C’è stata divisione sull’interruzione delle partite, prima ancora sulle porte chiuse, ora si parla degli allenamenti, siamo al sì e al no, alle vie di mezzo. Molti presidenti pensano solo agli interessi economici?
«Sono come i musicisti del Titanic, che continuano a suonare mentre la nave affonda. Se non si capisce che la situazione è seria...».
Ed oggi chiedono i soldi ai calciatori. 
«Noi non entriamo nelle trattative. C’è solo da capire chi e come, tra i presidenti, si vorrà approfittare di questa situazione emergenziale. Speriamo solo di trovarsi davanti chi vuole solo ragionare sul sistema migliore per rientrare di certi investimenti e di risollevarsi nella maniera migliore. Tutti abbiamo interesse che l’equilibrio economico venga preservato e proprio per questo dobbiamo valutare tutti gli elementi del momento. E’ necessario verificare quanto sarà lungo lo stop e quanto sarà il danno effettivo».
Il discorso delle ferie, invece.
«La nostra è una proposta di buon senso, è giusto farle ora. La serie C è d’accordo, la A e la B ci hanno detto di no. Forse non si sono resi conto in che paese viviamo. Ma non sono affatto sorpreso».
Tornando alle date: che idea si è fatto? 
«Temo verranno disattese. Nel nord il fenomeno è in continua crescita, così come nel resto d’Europa. Era giusto dare un orizzonte temporaneo, quasi come forma di ottimismo. Ci sta. Ma c’è molto da fare ancora.
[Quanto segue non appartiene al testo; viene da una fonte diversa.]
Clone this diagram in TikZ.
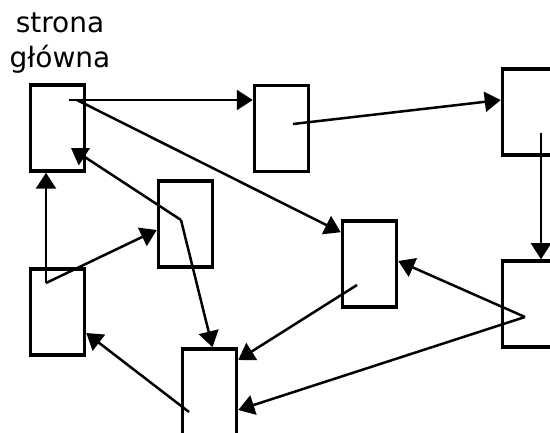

All’inizio sembrava che il fenomeno riguardasse solo la zona della bassa Lombardia, poi si è trasferito a Brescia e Bergamo, è imprevedibile, non sappiamo cosa succederà nel Sud. La logica ci dice che dobbiamo comportarci bene, con rigore. Non si tratta di essere catastrofisti o ottimisti, cerco solo di essere realista. Ricominceremo, ma in sicurezza. E laddove servirà, rispetteremo misure più severe».
La Uefa ci ha messo un po’ a intervenire.
«Abbiamo provato a sollecitare in tempi non sospetti, si è andati avanti lo stesso, fino a quando i governi hanno deciso. In Spagna si è fermato il basket, da lì anche il calcio. Almeno l’Uefa ha posticipato l’Europeo, è questo libera spazio per i campionati».
Tutta questa storia, alla fine, porterà a un nuovo governo del calcio? Si ripartirà da nuovi e migliori, presupposti?
«Sono molto pessimista. Del resto comandano più o meno gli stessi che c’erano prima del mondiale in Russia. La Lega è cambiata poco, in Figc manca solo Tavecchio. Ma non è questo il momento di lasciarsi andare alle polemiche, adesso conta stare uniti. Poi ne riparleremo».
Lei intanto fa quello che un cittadino dovrebbe fare?
«Certo io sto a casa con la mia famiglia, faccio io tutte le commissioni, l’unico a uscire. Purtroppo abbiamo una figlia ancora a Londra per questioni legate allo studio. Stiamo aspettando che riesca a raggiungerci, ben sapendo che, una volta qui, dovrà stare in isolamento». Come il calcio in questo momento.